DATA SECTION >>
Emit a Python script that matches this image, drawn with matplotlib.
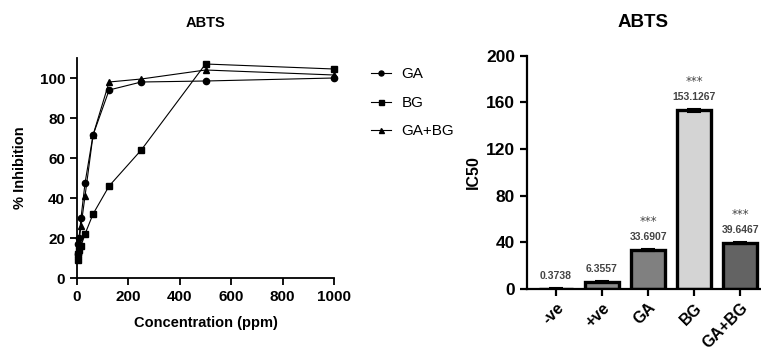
import matplotlib
matplotlib.use("Agg")
import matplotlib.pyplot as plt
import numpy as np

plt.rcParams['font.family'] = ['Liberation Sans', 'DejaVu Sans']

# Left chart data
conc = [1.95, 3.9, 7.8, 15.6, 31.25, 62.5, 125, 250, 500, 1000]
ga = [12, 17, 20, 30, 47.5, 71.5, 94, 98, 98.5, 100]
bg = [9, 12, 14, 16, 22, 32, 46, 64, 107, 104.5]
gabg = [11, 14, 18, 26, 41, 71.5, 98, 99.5, 104, 101.5]

# Right chart data
groups = ['-ve', '+ve', 'GA', 'BG', 'GA+BG']
ic50 = [0.3738, 6.3557, 33.6907, 153.1267, 39.6467]
ic50_err = [0.2, 0.6, 1.0, 1.0, 0.8]
ic50_labels = ['0.3738', '6.3557', '33.6907', '153.1267', '39.6467']
sig = ['', '', '***', '***', '***']
bar_colors = ['#ffffff', '#8a8a8a', '#808080', '#d4d4d4', '#636363']

fig = plt.figure(figsize=(7.61, 3.52), dpi=100)

# ---- Left line chart
ax1 = fig.add_axes([77/761, (352-278)/352, 257/761, 220/352])
ax1.plot(conc, ga, color='black', lw=0.8, marker='o', ms=4.5, label='GA', clip_on=False)
ax1.plot(conc, bg, color='black', lw=0.8, marker='s', ms=4.5, label='BG', clip_on=False)
ax1.plot(conc, gabg, color='black', lw=0.8, marker='^', ms=4.5, label='GA+BG', clip_on=False)
ax1.set_xlim(0, 1000)
ax1.set_ylim(0, 110)
ax1.set_xticks([0, 200, 400, 600, 800, 1000])
ax1.set_yticks([0, 20, 40, 60, 80, 100])
for s in ['top', 'right']:
    ax1.spines[s].set_visible(False)
for s in ['left', 'bottom']:
    ax1.spines[s].set_linewidth(1.3)
ax1.tick_params(width=1.3, length=5, labelsize=11)
for lbl in ax1.get_xticklabels() + ax1.get_yticklabels():
    lbl.set_fontweight('bold')
ax1.set_xlabel('Concentration (ppm)', fontsize=10.5, fontweight='bold', labelpad=9)
ax1.set_ylabel('% Inhibition', fontsize=10.5, fontweight='bold', labelpad=9)
ax1.set_title('ABTS', fontsize=10.5, fontweight='bold', pad=22)
leg = ax1.legend(loc='upper left', bbox_to_anchor=(1.09, 1.02), frameon=False, fontsize=11,
                 handlelength=1.3, labelspacing=0.95, handletextpad=0.7, markerscale=0.8)

# ---- Right bar chart
ax2 = fig.add_axes([527/761, (352-289)/352, 233/761, 233.3/352])
x = np.arange(len(groups))
ax2.bar(x, ic50, width=0.75, color=bar_colors, edgecolor='black', linewidth=2.4,
        yerr=ic50_err, error_kw=dict(ecolor='black', elinewidth=1.5, capsize=5, capthick=1.5))
ax2.set_xlim(-0.63, 4.43)
ax2.set_ylim(0, 200)
ax2.set_yticks([0, 40, 80, 120, 160, 200])
ax2.set_xticks(x)
ax2.set_xticklabels(groups, rotation=45, ha='right', rotation_mode='anchor', fontsize=11.5, fontweight='bold')
for s in ['top', 'right']:
    ax2.spines[s].set_visible(False)
for s in ['left', 'bottom']:
    ax2.spines[s].set_linewidth(1.6)
ax2.tick_params(axis='y', width=1.6, length=5, labelsize=12.5)
ax2.tick_params(axis='x', width=1.6, length=5, pad=3)
for lbl in ax2.get_yticklabels():
    lbl.set_fontweight('bold')
ax2.set_ylabel('IC50', fontsize=11.5, fontweight='bold', labelpad=4)
ax2.set_title('ABTS', fontsize=13.5, fontweight='bold', pad=21)
for xi, v, e, t, s in zip(x, ic50, ic50_err, ic50_labels, sig):
    top = max(v + e, 0)
    ax2.annotate(t, (xi, top), xytext=(0, 5), textcoords='offset points', ha='center', va='bottom',
                 fontsize=7.5, fontweight='bold', color='#444444')
    if s:
        ax2.annotate(s, (xi, top), xytext=(0, 15), textcoords='offset points', ha='center', va='bottom',
                     fontsize=8.5, color='#444444', family=['DejaVu Sans'])

fig.savefig('out.png', dpi=100)
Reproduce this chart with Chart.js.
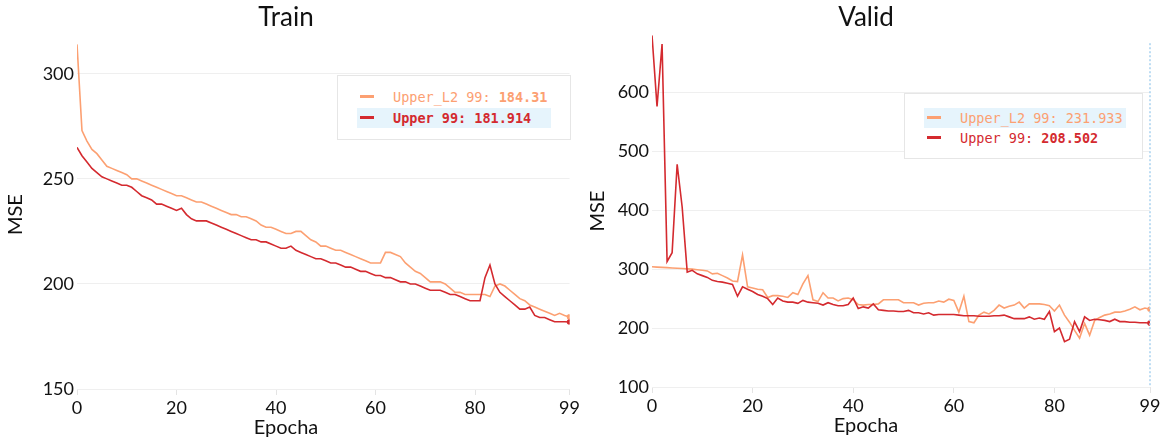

OBJECTIVE >>
Copy the listing over exactly, skipping the pictures it holds.

EXERCISE ANSWER >>
Emit a Python script that matches this image, drawn with matplotlib.
import matplotlib
matplotlib.use("Agg")
import matplotlib.pyplot as plt
import numpy as np

plt.rcParams['font.family'] = ['Liberation Sans', 'DejaVu Sans']

# Left chart data
conc = [1.95, 3.9, 7.8, 15.6, 31.25, 62.5, 125, 250, 500, 1000]
ga = [12, 17, 20, 30, 47.5, 71.5, 94, 98, 98.5, 100]
bg = [9, 12, 14, 16, 22, 32, 46, 64, 107, 104.5]
gabg = [11, 14, 18, 26, 41, 71.5, 98, 99.5, 104, 101.5]

# Right chart data
groups = ['-ve', '+ve', 'GA', 'BG', 'GA+BG']
ic50 = [0.3738, 6.3557, 33.6907, 153.1267, 39.6467]
ic50_err = [0.2, 0.6, 1.0, 1.0, 0.8]
ic50_labels = ['0.3738', '6.3557', '33.6907', '153.1267', '39.6467']
sig = ['', '', '***', '***', '***']
bar_colors = ['#ffffff', '#8a8a8a', '#808080', '#d4d4d4', '#636363']

fig = plt.figure(figsize=(7.61, 3.52), dpi=100)

# ---- Left line chart
ax1 = fig.add_axes([77/761, (352-278)/352, 257/761, 220/352])
ax1.plot(conc, ga, color='black', lw=0.8, marker='o', ms=4.5, label='GA', clip_on=False)
ax1.plot(conc, bg, color='black', lw=0.8, marker='s', ms=4.5, label='BG', clip_on=False)
ax1.plot(conc, gabg, color='black', lw=0.8, marker='^', ms=4.5, label='GA+BG', clip_on=False)
ax1.set_xlim(0, 1000)
ax1.set_ylim(0, 110)
ax1.set_xticks([0, 200, 400, 600, 800, 1000])
ax1.set_yticks([0, 20, 40, 60, 80, 100])
for s in ['top', 'right']:
    ax1.spines[s].set_visible(False)
for s in ['left', 'bottom']:
    ax1.spines[s].set_linewidth(1.3)
ax1.tick_params(width=1.3, length=5, labelsize=11)
for lbl in ax1.get_xticklabels() + ax1.get_yticklabels():
    lbl.set_fontweight('bold')
ax1.set_xlabel('Concentration (ppm)', fontsize=10.5, fontweight='bold', labelpad=9)
ax1.set_ylabel('% Inhibition', fontsize=10.5, fontweight='bold', labelpad=9)
ax1.set_title('ABTS', fontsize=10.5, fontweight='bold', pad=22)
leg = ax1.legend(loc='upper left', bbox_to_anchor=(1.09, 1.02), frameon=False, fontsize=11,
                 handlelength=1.3, labelspacing=0.95, handletextpad=0.7, markerscale=0.8)

# ---- Right bar chart
ax2 = fig.add_axes([527/761, (352-289)/352, 233/761, 233.3/352])
x = np.arange(len(groups))
ax2.bar(x, ic50, width=0.75, color=bar_colors, edgecolor='black', linewidth=2.4,
        yerr=ic50_err, error_kw=dict(ecolor='black', elinewidth=1.5, capsize=5, capthick=1.5))
ax2.set_xlim(-0.63, 4.43)
ax2.set_ylim(0, 200)
ax2.set_yticks([0, 40, 80, 120, 160, 200])
ax2.set_xticks(x)
ax2.set_xticklabels(groups, rotation=45, ha='right', rotation_mode='anchor', fontsize=11.5, fontweight='bold')
for s in ['top', 'right']:
    ax2.spines[s].set_visible(False)
for s in ['left', 'bottom']:
    ax2.spines[s].set_linewidth(1.6)
ax2.tick_params(axis='y', width=1.6, length=5, labelsize=12.5)
ax2.tick_params(axis='x', width=1.6, length=5, pad=3)
for lbl in ax2.get_yticklabels():
    lbl.set_fontweight('bold')
ax2.set_ylabel('IC50', fontsize=11.5, fontweight='bold', labelpad=4)
ax2.set_title('ABTS', fontsize=13.5, fontweight='bold', pad=21)
for xi, v, e, t, s in zip(x, ic50, ic50_err, ic50_labels, sig):
    top = max(v + e, 0)
    ax2.annotate(t, (xi, top), xytext=(0, 5), textcoords='offset points', ha='center', va='bottom',
                 fontsize=7.5, fontweight='bold', color='#444444')
    if s:
        ax2.annotate(s, (xi, top), xytext=(0, 15), textcoords='offset points', ha='center', va='bottom',
                     fontsize=8.5, color='#444444', family=['DejaVu Sans'])

fig.savefig('out.png', dpi=100)
Reproduce this chart with Chart.js.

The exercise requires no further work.